Part of a data file:
— begin —
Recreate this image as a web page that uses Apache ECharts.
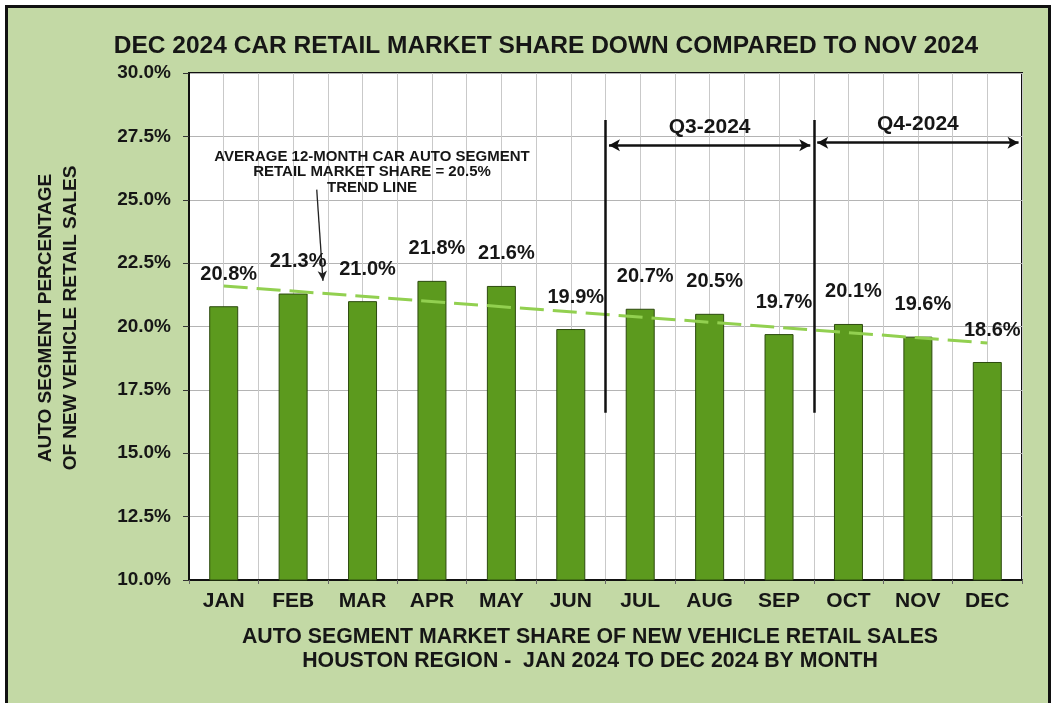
<!DOCTYPE html>
<html><head><meta charset="utf-8">
<script src="https://cdn.jsdelivr.net/npm/echarts@6/dist/echarts.min.js"></script>
<style>
html,body{margin:0;padding:0;background:#fff;overflow:hidden;}
#frame{position:absolute;left:5px;top:5px;width:1040px;height:720px;background:#c3d9a5;border:3px solid #111;}
#chart{position:absolute;left:0;top:0;width:1052px;height:703px;}
</style></head><body>
<div id="frame"></div><div id="chart"></div>
<script>
// ---- data ----
const months = ['JAN','FEB','MAR','APR','MAY','JUN','JUL','AUG','SEP','OCT','NOV','DEC'];
const shareValues = [20.8, 21.3, 21.0, 21.8, 21.6, 19.9, 20.7, 20.5, 19.7, 20.1, 19.6, 18.6];
const yAxisMin = 10.0;
const yAxisMax = 30.0;
const yAxisStep = 2.5;
const trendEnds = [21.6, 19.35];            // trend line value at JAN and at DEC
const quarterBounds = [6, 9, 12];           // month-boundary index: end of JUN, end of SEP, end of DEC
const quarterLabels = ['Q3-2024', 'Q4-2024'];
const dividerSpan = [28.15, 16.6];          // vertical divider line top / bottom values (%)
const quarterArrowLevel = [27.15, 27.25];   // value (%) of the Q3 / Q4 arrows
const noteArrow = [[1.84, 25.4], [1.93, 21.8]]; // annotation arrow start/end

const titleText = 'DEC 2024 CAR RETAIL MARKET SHARE DOWN COMPARED TO NOV 2024';
const yNameText = 'AUTO SEGMENT PERCENTAGE\nOF NEW VEHICLE RETAIL SALES';
const xNameText = 'AUTO SEGMENT MARKET SHARE OF NEW VEHICLE RETAIL SALES\nHOUSTON REGION -  JAN 2024 TO DEC 2024 BY MONTH';
const noteText = 'AVERAGE 12-MONTH CAR AUTO SEGMENT\nRETAIL MARKET SHARE = 20.5%\nTREND LINE';

const FONT = '"Liberation Sans", Arial, sans-serif';
const INK = '#161616';

const chart = echarts.init(document.getElementById('chart'), null, {renderer: 'canvas'});

const dividerLines = quarterBounds.slice(0, 2).map(b => [
  {coord: [b, dividerSpan[0]]}, {coord: [b, dividerSpan[1]]}
]);
const quarterArrows = quarterLabels.map((q, i) => [
  {coord: [quarterBounds[i] + 0.05, quarterArrowLevel[i]], name: q},
  {coord: [quarterBounds[i + 1] - 0.05, quarterArrowLevel[i]]}
]);

const option = {
  animation: false,
  backgroundColor: 'transparent',
  grid: {left: 189, right: 30, top: 73, bottom: 123, show: true,
         backgroundColor: '#ffffff', borderColor: '#111', borderWidth: 2},
  xAxis: [{
    type: 'category', data: months, position: 'bottom',
    axisLine: {lineStyle: {color: '#111', width: 2}},
    axisTick: {show: true, length: 4, lineStyle: {color: '#666'}},
    axisLabel: {color: INK, fontFamily: FONT, fontWeight: 'bold', fontSize: 21, margin: 11},
    splitLine: {show: false}
  }, {
    type: 'value', min: 0, max: 12, interval: 0.5, position: 'bottom',
    axisLine: {show: false}, axisTick: {show: false}, axisLabel: {show: false},
    splitLine: {show: true, lineStyle: {color: '#c9c9c9', width: 1}}
  }],
  yAxis: [{
    type: 'value', min: yAxisMin, max: yAxisMax, interval: yAxisStep,
    axisLine: {show: true, lineStyle: {color: '#111', width: 2}},
    axisTick: {show: true, inside: false, length: 6, lineStyle: {color: '#333', width: 1}},
    axisLabel: {color: INK, fontFamily: FONT, fontWeight: 'bold', fontSize: 19, margin: 18,
                formatter: v => v.toFixed(1) + '%'},
    splitLine: {show: true, lineStyle: {color: '#b4b4b4', width: 1}}
  }],
  series: [{
    type: 'bar', name: 'share', data: shareValues, xAxisIndex: 0, yAxisIndex: 0,
    barWidth: 29,
    itemStyle: {color: '#5c9a1e', borderColor: '#2c4a0e', borderWidth: 1},
    label: {show: true, position: 'top', distance: 22, offset: [5, 0],
            color: INK, fontFamily: FONT, fontWeight: 'bold', fontSize: 20,
            formatter: p => p.value.toFixed(1) + '%'},
    markLine: {
      silent: true, symbol: 'none', label: {show: false}, animation: false,
      lineStyle: {color: '#92d050', width: 3, type: [24, 9]},
      data: [[{coord: [months[0], trendEnds[0]]}, {coord: [months[months.length - 1], trendEnds[1]]}]]
    },
    z: 3
  }, {
    type: 'line', name: 'annotations', data: [], xAxisIndex: 1, yAxisIndex: 0,
    symbol: 'none', silent: true,
    markLine: {
      silent: true, animation: false, symbol: 'none',
      label: {show: false},
      lineStyle: {color: '#111', width: 2.5, type: 'solid'},
      data: [
        ...dividerLines,
        ...quarterArrows.map(a => [
          Object.assign({}, a[0], {
            symbol: 'arrow', symbolSize: [9, 11],
            lineStyle: {color: '#111', width: 2.5, type: 'solid'},
            label: {show: true, position: 'insideMiddleTop', distance: 8, formatter: a[0].name,
                    color: INK, fontFamily: FONT, fontWeight: 'bold', fontSize: 21}
          }),
          Object.assign({}, a[1], {symbol: 'arrow', symbolSize: [9, 11]})
        ]),
        [
          {coord: noteArrow[0], symbol: 'none', lineStyle: {color: '#222', width: 1.3, type: 'solid'}},
          {coord: noteArrow[1], symbol: 'arrow', symbolSize: [7, 10]}
        ]
      ]
    },
    z: 4
  }],
  graphic: [
    {type: 'text', x: 546, y: 46, z: 10,
     style: {text: titleText, fill: INK, font: 'bold 24.5px ' + FONT, align: 'center', verticalAlign: 'middle'}},
    {type: 'text', x: 58, y: 318, rotation: Math.PI / 2, z: 10,
     style: {text: yNameText, fill: INK, font: 'bold 19px ' + FONT, lineHeight: 25,
             align: 'center', verticalAlign: 'middle'}},
    {type: 'text', x: 590, y: 649, z: 10,
     style: {text: xNameText, fill: INK, font: 'bold 21.3px ' + FONT, lineHeight: 24,
             align: 'center', verticalAlign: 'middle'}},
    {type: 'text', x: 372, y: 172, z: 10,
     style: {text: noteText, fill: INK, font: 'bold 15px ' + FONT, lineHeight: 15.5,
             align: 'center', verticalAlign: 'middle'}}
  ]
};
chart.setOption(option);
</script>
</body></html>
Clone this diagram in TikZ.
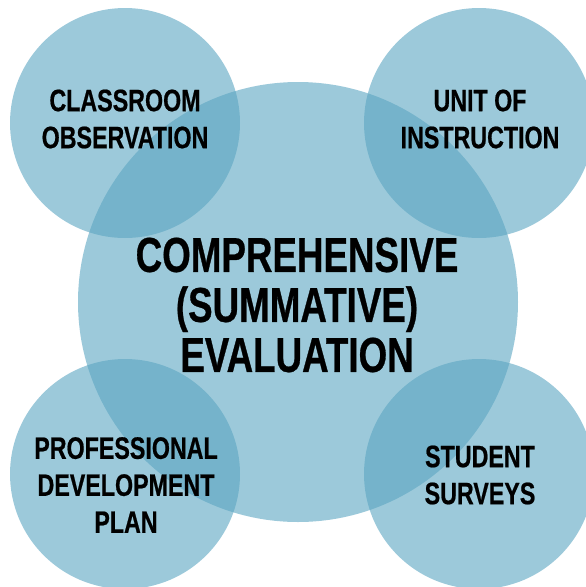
\documentclass[tikz,border=0pt]{standalone}
\usepackage{fontspec}
\usepackage{tikz}
\newfontfamily\condfont{Liberation Sans}[FakeStretch=0.75,FakeBold=0.6]
\definecolor{bubble}{RGB}{90,165,193}

\begin{document}
\begin{tikzpicture}[x=1pt,y=1pt,yscale=-1,xscale=1,
    bubble/.style={fill=bubble,fill opacity=0.6,draw=none},
    smalltext/.style={align=center,inner sep=0pt,font=\condfont\bfseries\fontsize{31}{37}\selectfont},
    bigtext/.style={align=center,inner sep=0pt,font=\condfont\bfseries\fontsize{49}{50}\selectfont}]
    \useasboundingbox (0,0) rectangle (586,587);
    \clip (0,0) rectangle (586,587);

    % Circles
    \fill [bubble] (298,302) circle (220);
    \fill [bubble] (125,123) circle (115);
    \fill [bubble] (479,123) circle (115);
    \fill [bubble] (125,474) circle (115);
    \fill [bubble] (479,474) circle (115);

    % Text Node
    \node [bigtext] (eval) at (297,305) {COMPREHENSIVE\\(SUMMATIVE)\\EVALUATION};
    % Text Node
    \node [smalltext] (obs) at (125,119) {CLASSROOM\\OBSERVATION};
    % Text Node
    \node [smalltext] (unit) at (480,119) {UNIT OF\\INSTRUCTION};
    % Text Node
    \node [smalltext] (pdp) at (126,485) {PROFESSIONAL\\DEVELOPMENT\\PLAN};
    % Text Node
    \node [smalltext] (surv) at (480,475) {STUDENT\\SURVEYS};

\end{tikzpicture}
\end{document}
— end —
DIRECTIONS FOR THIS TASK:
The lines from the start of the data through the line that contains "const noteText = 'AVERAGE" are to be returned exactly, please, with both ends included and every picture left out.

OUTPUT FOR THIS TASK:
Recreate this image as a web page that uses Apache ECharts.
<!DOCTYPE html>
<html><head><meta charset="utf-8">
<script src="https://cdn.jsdelivr.net/npm/echarts@6/dist/echarts.min.js"></script>
<style>
html,body{margin:0;padding:0;background:#fff;overflow:hidden;}
#frame{position:absolute;left:5px;top:5px;width:1040px;height:720px;background:#c3d9a5;border:3px solid #111;}
#chart{position:absolute;left:0;top:0;width:1052px;height:703px;}
</style></head><body>
<div id="frame"></div><div id="chart"></div>
<script>
// ---- data ----
const months = ['JAN','FEB','MAR','APR','MAY','JUN','JUL','AUG','SEP','OCT','NOV','DEC'];
const shareValues = [20.8, 21.3, 21.0, 21.8, 21.6, 19.9, 20.7, 20.5, 19.7, 20.1, 19.6, 18.6];
const yAxisMin = 10.0;
const yAxisMax = 30.0;
const yAxisStep = 2.5;
const trendEnds = [21.6, 19.35];            // trend line value at JAN and at DEC
const quarterBounds = [6, 9, 12];           // month-boundary index: end of JUN, end of SEP, end of DEC
const quarterLabels = ['Q3-2024', 'Q4-2024'];
const dividerSpan = [28.15, 16.6];          // vertical divider line top / bottom values (%)
const quarterArrowLevel = [27.15, 27.25];   // value (%) of the Q3 / Q4 arrows
const noteArrow = [[1.84, 25.4], [1.93, 21.8]]; // annotation arrow start/end

const titleText = 'DEC 2024 CAR RETAIL MARKET SHARE DOWN COMPARED TO NOV 2024';
const yNameText = 'AUTO SEGMENT PERCENTAGE\nOF NEW VEHICLE RETAIL SALES';
const xNameText = 'AUTO SEGMENT MARKET SHARE OF NEW VEHICLE RETAIL SALES\nHOUSTON REGION -  JAN 2024 TO DEC 2024 BY MONTH';
const noteText = 'AVERAGE 12-MONTH CAR AUTO SEGMENT\nRETAIL MARKET SHARE = 20.5%\nTREND LINE';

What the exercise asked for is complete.